骨折が多いのは、男性では10~14歳、女性では高齢期だった。男性も高齢期の骨折は多いが、女性の骨折率が50歳代から急に高まっているのに対し、男性は70~74歳で急に高くなっていた。時系列でみると、子ども時代と高齢期ともに、骨折率は増加傾向にあった。
骨折部位についてみると、子ども時代では「肩及び上腕の骨折(S42)」「前腕の骨折(S52)」、高齢期では「肋骨,胸骨及び胸椎骨折(S22)」「腰椎及び骨盤の骨折(S32)」「大腿骨骨折(S72)」等の部位がそれぞれ相対的に多いのが特徴的だった。
子ども時代として10~14歳の骨折について詳細をみると、骨折が多い順に5つの部位で全骨折の9割を占めており、時系列でみても大きな変化はなかった。
受診期間は部位によって差はあるもののおおむね4~6か月で全骨折者の95%が受診を終えていた。この長さは時系列でみても、大きな変化はなかった。
高齢期の骨折として、65~74歳の「肋骨,胸骨及び胸椎骨折(S22)」「腰椎及び骨盤の骨折(S32)」「大腿骨骨折(S72)」の骨折について詳細をみると、「肋骨,胸骨及び胸椎骨折(S22)」「腰椎及び骨盤の骨折(S32)」の骨折率はやや減少傾向にあった。
全骨折者の95%が受診を終了するまでにかかる期間は、「大腿骨骨折(S72)」と「腰椎及び骨盤の骨折(S32)」で、他の部位より長く10か月だった。子ども時代と比較可能な「前腕の骨折(S52)」「下腿の骨折,足首を含む(S82)」「足の骨折,足首を除く(S92)」についてみると、手術率は高齢期の方が低かったが、入院率は高齢期の方が高く、受診終了までの期間は高齢期の方が3~5か月間長かった。受診期間を時系列でみると、子ども時代と異なり、いずれの部位も短縮していた。
子ども時代の骨折の増加については、食生活の変化によって骨の成長に必要な栄養素を摂取できていない可能性や、筋力の低下、日照不足により骨が弱くなったこと、運動不足により自分自身の身体をコントロールできずに転倒することが増加していること等が指摘されることが多い。一方で、10歳代では、クラブ活動中に骨折することが多いことが知られており、体格が良くなったことによって運動等の場面でより高度な技術を使うようになったことも一因として考えられている
6。
骨折増加の原因を特定し、子ども時代にも骨量を把握することや、体格にあった運動を行うなど、骨折率増加を食い止める必要があるだろう。
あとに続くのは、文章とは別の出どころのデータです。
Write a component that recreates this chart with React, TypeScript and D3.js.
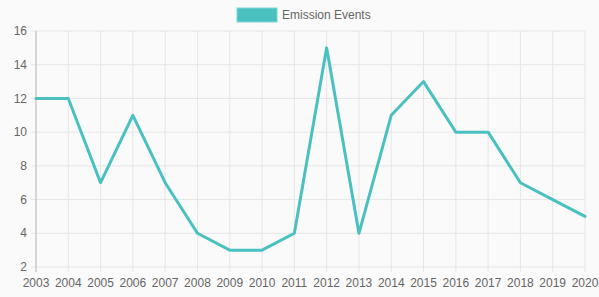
import React, { useRef, useEffect } from 'react';
import * as d3 from 'd3';

const years = ['2003', '2004', '2005', '2006', '2007', '2008', '2009', '2010', '2011', '2012', '2013', '2014', '2015', '2016', '2017', '2018', '2019', '2020'];
const events = [12, 12, 7, 11, 7, 4, 3, 3, 4, 15, 4, 11, 13, 10, 10, 7, 6, 5];
const yTicks = [2, 4, 6, 8, 10, 12, 14, 16];
const seriesName = 'Emission Events';

const W = 599;
const H = 297;
const color = '#4bc0c0';

const App: React.FC = () => {
  const svgRef = useRef<SVGSVGElement | null>(null);

  useEffect(() => {
    const svg = d3.select(svgRef.current!);
    svg.selectAll('*').remove();

    const left = 36, right = 585, top = 31, bottom = 267;

    svg.append('rect').attr('width', W).attr('height', H).attr('fill', '#fafafa');

    const x = d3.scalePoint<string>().domain(years).range([left, right]);
    const y = d3.scaleLinear().domain([2, 16]).range([bottom, top]);

    const font = 'Liberation Sans, Arial, sans-serif';

    // grid
    const grid = svg.append('g');
    grid.selectAll('line.v')
      .data(years)
      .join('line')
      .attr('x1', (d) => x(d)!)
      .attr('x2', (d) => x(d)!)
      .attr('y1', top)
      .attr('y2', bottom + 5)
      .attr('stroke', '#e6e6e6');
    grid.selectAll('line.h')
      .data(yTicks)
      .join('line')
      .attr('class', 'h')
      .attr('x1', left - 5)
      .attr('x2', right)
      .attr('y1', (d) => y(d))
      .attr('y2', (d) => y(d))
      .attr('stroke', '#e6e6e6');

    // left axis line
    svg.append('line')
      .attr('x1', left).attr('x2', left)
      .attr('y1', top).attr('y2', bottom + 5)
      .attr('stroke', '#bdbdbd');

    // labels
    svg.append('g').selectAll('text')
      .data(yTicks)
      .join('text')
      .attr('x', left - 9)
      .attr('y', (d) => y(d))
      .attr('dy', '0.35em')
      .attr('text-anchor', 'end')
      .attr('font-family', font)
      .attr('font-size', 12)
      .attr('fill', '#666')
      .text((d) => d);

    svg.append('g').selectAll('text')
      .data(years)
      .join('text')
      .attr('x', (d) => x(d)!)
      .attr('y', bottom + 16)
      .attr('dy', '0.35em')
      .attr('text-anchor', 'middle')
      .attr('font-family', font)
      .attr('font-size', 12)
      .attr('fill', '#666')
      .text((d) => d);

    // line
    const line = d3.line<number>()
      .x((_, i) => x(years[i])!)
      .y((d) => y(d))
      .curve(d3.curveLinear);

    svg.append('path')
      .datum(events)
      .attr('fill', 'none')
      .attr('stroke', color)
      .attr('stroke-width', 3)
      .attr('stroke-linejoin', 'round')
      .attr('stroke-linecap', 'round')
      .attr('d', line);

    // legend
    const lg = svg.append('g');
    lg.append('rect')
      .attr('x', 237).attr('y', 8)
      .attr('width', 40).attr('height', 14)
      .attr('fill', color)
      .attr('stroke', '#7fd6d6')
      .attr('stroke-width', 1);
    lg.append('text')
      .attr('x', 282).attr('y', 15)
      .attr('dy', '0.35em')
      .attr('font-family', font)
      .attr('font-size', 12)
      .attr('fill', '#666')
      .text(seriesName);
  }, []);

  return (
    <svg ref={svgRef} width={W} height={H} style={{ position: 'absolute', left: 0, top: 0 }}></svg>
  );
};

export default App;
仮に、子ども時代の骨折の増加が、骨が弱くなったことによるものだとすると、現在の子ども世代が高齢期になった時、現在以上に骨折が増える懸念がある。骨量は、20歳代で最大値となると言われており、高齢期の骨折や骨折の重症化を予防するためには、若い頃に十分に骨量を増やしておくことが有効とされている
7。
高齢期の骨折については、近年、以前ほどは腰が曲がった高齢者を見かけなくなったこと等から、骨や筋肉の状態は、従前と比べると改善しているように思われる。しかし、今回のデータで60歳代は男女とも骨折率が増加した理由として、元気な高齢者が増えたことで活動の幅が広がっている可能性が考えられる。医療機関を受診する期間は短くなっていたことから、骨折後の回復が改善した可能性と、特に「大腿骨骨折(S72)」で短縮していることから、医科的治療を終え、早々に介護保険によるリハビリテーション等に移行している可能性が考えられる。
高齢期の骨折予防としては、転倒防止のために筋力を増強すること、視力を管理すること、自宅を一部改造すること等が言われている。今回のデータでは女性は50歳代から急増するため、早めに対策を行うことが重要だろう。
6 日本スポーツ振興センター学校安全WEB『学校管理下における児童生徒のケガの特徴について』より。
7 「健康日本21」のサイト『骨粗鬆症財団の取り組みについて』等。